4. Application Context
Best Used For:
- Early-Stage Startups: For new companies with innovative ideas but limited funding, the Piggyback Strategy offers a lifeline. It provides a way to reach a large audience without the need for a massive marketing budget. This allows them to focus their resources on product development and iteration, which is critical in the early stages of a startup.
- Niche Products: Products that cater to a specific niche can benefit greatly from piggybacking on a platform that has a high concentration of their target audience. For example, a tool for professional photographers could piggyback on a platform like 500px or Flickr.
- Geographic Expansion: When entering a new country or region, piggybacking on a local platform can be an effective way to overcome cultural and linguistic barriers. A local partner can provide valuable insights into the local market and help to tailor the product to the needs of local users.
- Network Effects-Based Businesses: For businesses that rely on network effects, such as social networks, marketplaces, and communication tools, the Piggyback Strategy is often a prerequisite for success. It provides the initial critical mass of users needed to kickstart the network effect and create a virtuous cycle of growth.
Not Suitable For:
- Direct Competitors: Attempting to piggyback on a platform with a product that directly competes with the platform’s own offerings is a recipe for disaster. The platform will have a strong incentive to suppress or even block the competing product. For example, it would be unwise to launch a new social network that tries to piggyback on Facebook.
- Mission-Critical Applications: For businesses that provide mission-critical applications, such as financial services or healthcare, the risks associated with the Piggyback Strategy may be too high. The potential for the host platform to change its policies or experience downtime could have serious consequences for the piggybacking business and its customers.

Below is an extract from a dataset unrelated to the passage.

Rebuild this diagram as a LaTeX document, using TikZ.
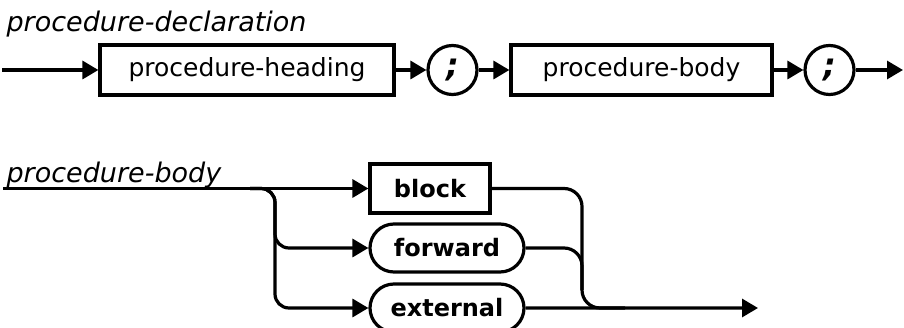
\documentclass[tikz,border=0pt]{standalone}
\usepackage{fontspec}
\setmainfont{DejaVu Sans}
\usetikzlibrary{arrows.meta,shapes.misc}
\begin{document}
\begin{tikzpicture}[x=1pt,y=-1pt,
  line width=3.2pt,
  arr/.style={-{Triangle[length=16pt,width=18pt]}},
  term/.style={draw, rectangle, minimum height=50pt, inner sep=0pt, font=\fontsize{25}{30}\selectfont},
  semi/.style={draw, circle, minimum size=49pt, inner sep=0pt, font=\fontsize{32}{34}\selectfont\itshape\bfseries},
  lowbox/.style={draw, rectangle, minimum height=49pt, minimum width=120pt, inner sep=0pt, font=\fontsize{24}{28}\selectfont\bfseries},
  oval/.style={draw, rounded rectangle, minimum height=48pt, minimum width=154pt, inner sep=0pt, font=\fontsize{24}{28}\selectfont\bfseries},
  title/.style={anchor=base west, inner sep=0pt, font=\fontsize{27}{32}\selectfont\itshape},
  conn/.style={rounded corners=14pt},
  merge/.style={rounded corners=18pt}
]
\useasboundingbox (0,0) rectangle (904,328);

% procedure-declaration
\node[title] (t1) at (5,32) {procedure-declaration};
\coordinate (s1) at (2,70);
\node[term, minimum width=294pt] (ph) at (247,70) {procedure-heading};
\node[semi] (c1) at (452.5,70) {;};
\node[term, minimum width=261pt] (pb) at (641.5,70) {procedure-body};
\node[semi] (c2) at (829.5,70) {;};
\coordinate (e1) at (903,70);
\draw[arr] (s1) -- (ph);
\draw[arr] (ph) -- (c1);
\draw[arr] (c1) -- (pb);
\draw[arr] (pb) -- (c2);
\draw[arr] (c2) -- (e1);

% procedure-body
\node[title] (t2) at (5,183) {procedure-body};
\coordinate (s2) at (3,188.5);
\node[lowbox] (bl) at (430,188.5) {block};
\node[oval] (fw) at (447,248) {forward};
\node[oval] (ex) at (447,308) {external};
\coordinate (b0) at (250,188.5);
\coordinate (sp) at (275,188.5);
\coordinate (jn) at (582,188.5);
\coordinate (jf) at (582,290);
\coordinate (jo) at (625,308);
\coordinate (e2) at (758,308);

\draw[arr] (s2) -- (bl);
\draw[arr, conn] (b0) -- (sp) -- (sp |- fw) -- (fw);
\draw[arr, conn] (b0) -- (sp) -- (sp |- ex) -- (ex);
\draw[merge] (bl) -- (jn) -- (jn |- ex) -- (jo);
\draw[merge] (fw) -- (jn |- fw) -- (jf);
\draw[arr] (ex) -- (e2);
\end{tikzpicture}
\end{document}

- Businesses with a Strong Brand Identity: For businesses that have already established a strong brand identity, the Piggyback Strategy may not be the best fit. The association with the host platform could dilute the brand and confuse customers. In such cases, it may be better to focus on building a direct relationship with customers through other channels.
Scale:
The Piggyback Strategy can be applied at various scales, from a small startup launching a new app on a social media platform to a large enterprise partnering with a major cloud provider to offer a new service. The scalability of the strategy depends on the size and growth of the host platform, as well as the ability of the piggybacking entity to handle a rapid influx of new users. In the early stages, the focus is on achieving product-market fit and gaining traction within a specific niche of the host platform. As the piggybacking entity grows, it can expand its reach to a broader audience and potentially even become a platform in its own right. The strategy can be seen as a stepping stone to building a large and sustainable business. Many companies that started out as piggybackers have gone on to become major platforms in their own right, such as PayPal and YouTube. However, it is important to note that not all piggybacking businesses will achieve this level of success. The ability to scale depends on a variety of factors, including the quality of the product, the size of the market, and the ability of the team to execute on its vision.
Domains:
- Software and Technology: This is the most common domain for the Piggyback Strategy, with countless examples of apps, plugins, and services that have been built on top of platforms like Facebook, Google, Microsoft, and Apple. The rise of open APIs and developer platforms has created a fertile ground for piggybacking in the software industry.
- E-commerce: Many e-commerce businesses have piggybacked on marketplaces like Amazon and eBay to reach a large customer base. This allows them to tap into a massive audience of buyers without the need to build their own e-commerce website from scratch. However, they must also compete with thousands of other sellers on the platform and adhere to the platform’s strict rules and policies.
- Media and Entertainment: YouTube creators, podcasters, and other content creators often piggyback on platforms like YouTube, Spotify, and Apple Podcasts to distribute their content and build an audience. These platforms provide a ready-made audience and a set of tools for creating and monetizing content. However, creators are also at the mercy of the platform’s algorithms and content policies.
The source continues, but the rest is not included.